Personal details
- Born: Tolu Odebiyi 14 November 1963 (age 62)
- Party: All Progressives Congress
- Education: Wenthworth Institute of Technology (BS,) University of Massachusetts, Lowell Campus

= Tolu Odebiyi =

Nigerian politician (born 1963)

Tolulope Odebiyi (born 14 November 1963) is a Nigerian politician from Ogun state, who was elected to the Ogun West senatorial seat in 2019. He previously served as the Chief of staff to Governor Ibikunle Amosun of Ogun state.

Odebiyi is a graduate of Government College, Ibadan and Wentworth Institute of Technology in Boston, Massachusetts. In 2018, he rejected the idea of Governor Amosun to leave his political party, All Progressive Congress for another saying he needed to protect his political pedigree.

== Early life, education and career ==
Odebiyi is the son of Kemi and Jonathan Odebiyi. Odebiyi's father was a former senator and his mother was a member of the Independent National Electoral Commission. He earned a B.Sc. degree in Building Construction and Engineering Technology from Wentworth Institute of Technology, Boston

Odebiyi gained his elementary education at All Saints primary school in Ibadan before attending Government College in Ibadan to acquire his Higher school certificate. He left the shores of Nigeria to further his education in the United States of America.

He later started his professional career in Real Estate and later ventured into politics.

== Career ==

=== Real estate career ===
After his education, Odebiyi started out in real estate both internationally in the USA and locally in Nigeria. Prior to his political appointment, he served as the managing director of Agbara Estates Limited. He sits on the board of Travant Real Estate, Stururacasa Nigeria Limited, Travfirst Nigeria Limited and others.

=== Political career ===
Odebiyi has a strong politically inclined background.

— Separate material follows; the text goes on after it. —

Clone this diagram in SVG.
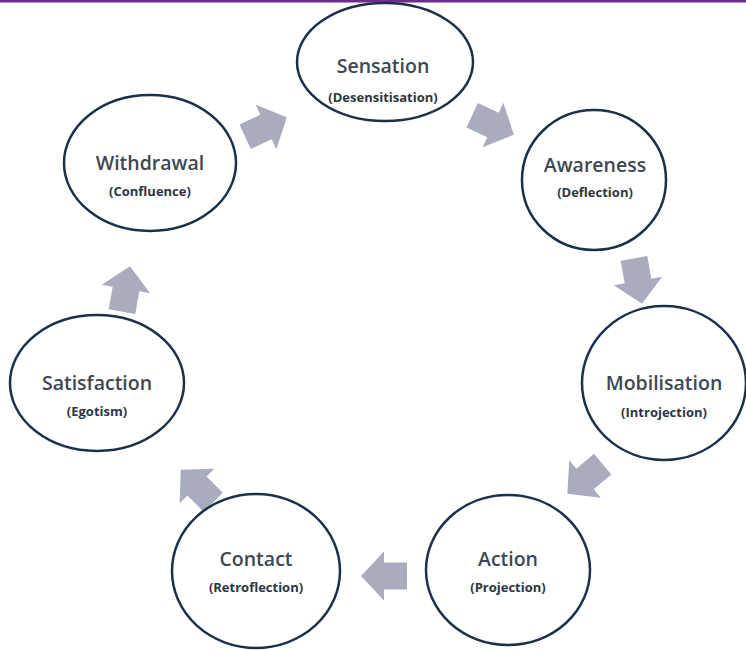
<svg xmlns="http://www.w3.org/2000/svg" width="746" height="650" viewBox="0 0 746 650">
  <style>
    .node ellipse { fill: #ffffff; stroke: #1c3149; stroke-width: 2.5; }
    .title { font-family: "Open Sans", "Liberation Sans", sans-serif; font-size: 19.5px; font-weight: 600; fill: #3d4753; text-anchor: middle; }
    .sub { font-family: "Open Sans", "Liberation Sans", sans-serif; font-size: 13px; font-weight: bold; fill: #2c3642; text-anchor: middle; }
    .flow { fill: #a8acbe; }
  </style>
  <defs>
    <!-- block arrow pointing along +x, centred on the origin -->
    <polygon id="blockArrow" points="-23,-13.5 0,-13.5 0,-24.5 23,0 0,24.5 0,13.5 -23,13.5"/>
  </defs>

  <rect x="0" y="0" width="746" height="650" fill="#ffffff"/>
  <rect x="0" y="0" width="746" height="2.5" fill="#6b2c8b"/>

  <g id="connectors" class="flow">
    <use href="#blockArrow" transform="translate(266,127) rotate(-25)"/>
    <use href="#blockArrow" transform="translate(493,125) rotate(25)"/>
    <use href="#blockArrow" transform="translate(638,281) rotate(80)"/>
    <use href="#blockArrow" transform="translate(585,479) rotate(140)"/>
    <use href="#blockArrow" transform="translate(384,576) rotate(180)"/>
    <use href="#blockArrow" transform="translate(197,486) rotate(225)"/>
    <use href="#blockArrow" transform="translate(126,289) rotate(-80)"/>
  </g>

  <g id="sensation" class="node">
    <ellipse cx="385" cy="62" rx="88" ry="59"/>
    <text class="title" x="383" y="73">Sensation</text>
    <text class="sub" x="383" y="102">(Desensitisation)</text>
  </g>

  <g id="awareness" class="node">
    <ellipse cx="594" cy="180" rx="72" ry="70"/>
    <text class="title" x="595" y="172">Awareness</text>
    <text class="sub" x="595" y="197">(Deflection)</text>
  </g>

  <g id="mobilisation" class="node">
    <ellipse cx="664" cy="383" rx="82" ry="77"/>
    <text class="title" x="664" y="390">Mobilisation</text>
    <text class="sub" x="664" y="417">(Introjection)</text>
  </g>

  <g id="action" class="node">
    <ellipse cx="508" cy="570" rx="82" ry="75"/>
    <text class="title" x="508" y="566">Action</text>
    <text class="sub" x="508" y="592">(Projection)</text>
  </g>

  <g id="contact" class="node">
    <ellipse cx="256" cy="571" rx="84" ry="77"/>
    <text class="title" x="256" y="566">Contact</text>
    <text class="sub" x="256" y="592">(Retroflection)</text>
  </g>

  <g id="satisfaction" class="node">
    <ellipse cx="97" cy="383" rx="87" ry="68"/>
    <text class="title" x="97" y="390">Satisfaction</text>
    <text class="sub" x="97" y="416">(Egotism)</text>
  </g>

  <g id="withdrawal" class="node">
    <ellipse cx="150" cy="163" rx="86" ry="68"/>
    <text class="title" x="150" y="170">Withdrawal</text>
    <text class="sub" x="150" y="196">(Confluence)</text>
  </g>
</svg>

His father, Jonathan Odebiyi, was the minority leader in the second Republic senate on the platform of the defunct Unity Party of Nigeria. He previously served as permanent secretary in the office of chief of staff, Ogun state Governor's office in 2006 before being appointed chief of staff by the Governor Ibikunle Amosun administration. His desire to run for senate in 2015 was suppressed by his political party. He initially decided to run for governor of the state in the 2019 elections but stepped down. He resigned his position as Chief of Staff in 2018 to run for senate representing Ogun West.

=== Electoral history ===
In the 2019 Nigerian general elections, he contested the Ogun West senatorial seat under the All Progressive Congress party and won. He got the highest vote of 58,452 compared to his closest rivals, candidate of the Allied People's Movement who got 48,611 and People's Democratic Party with 43,454 votes.

== Personal life ==
Odebiyi is a native of Iboro, Ogun state.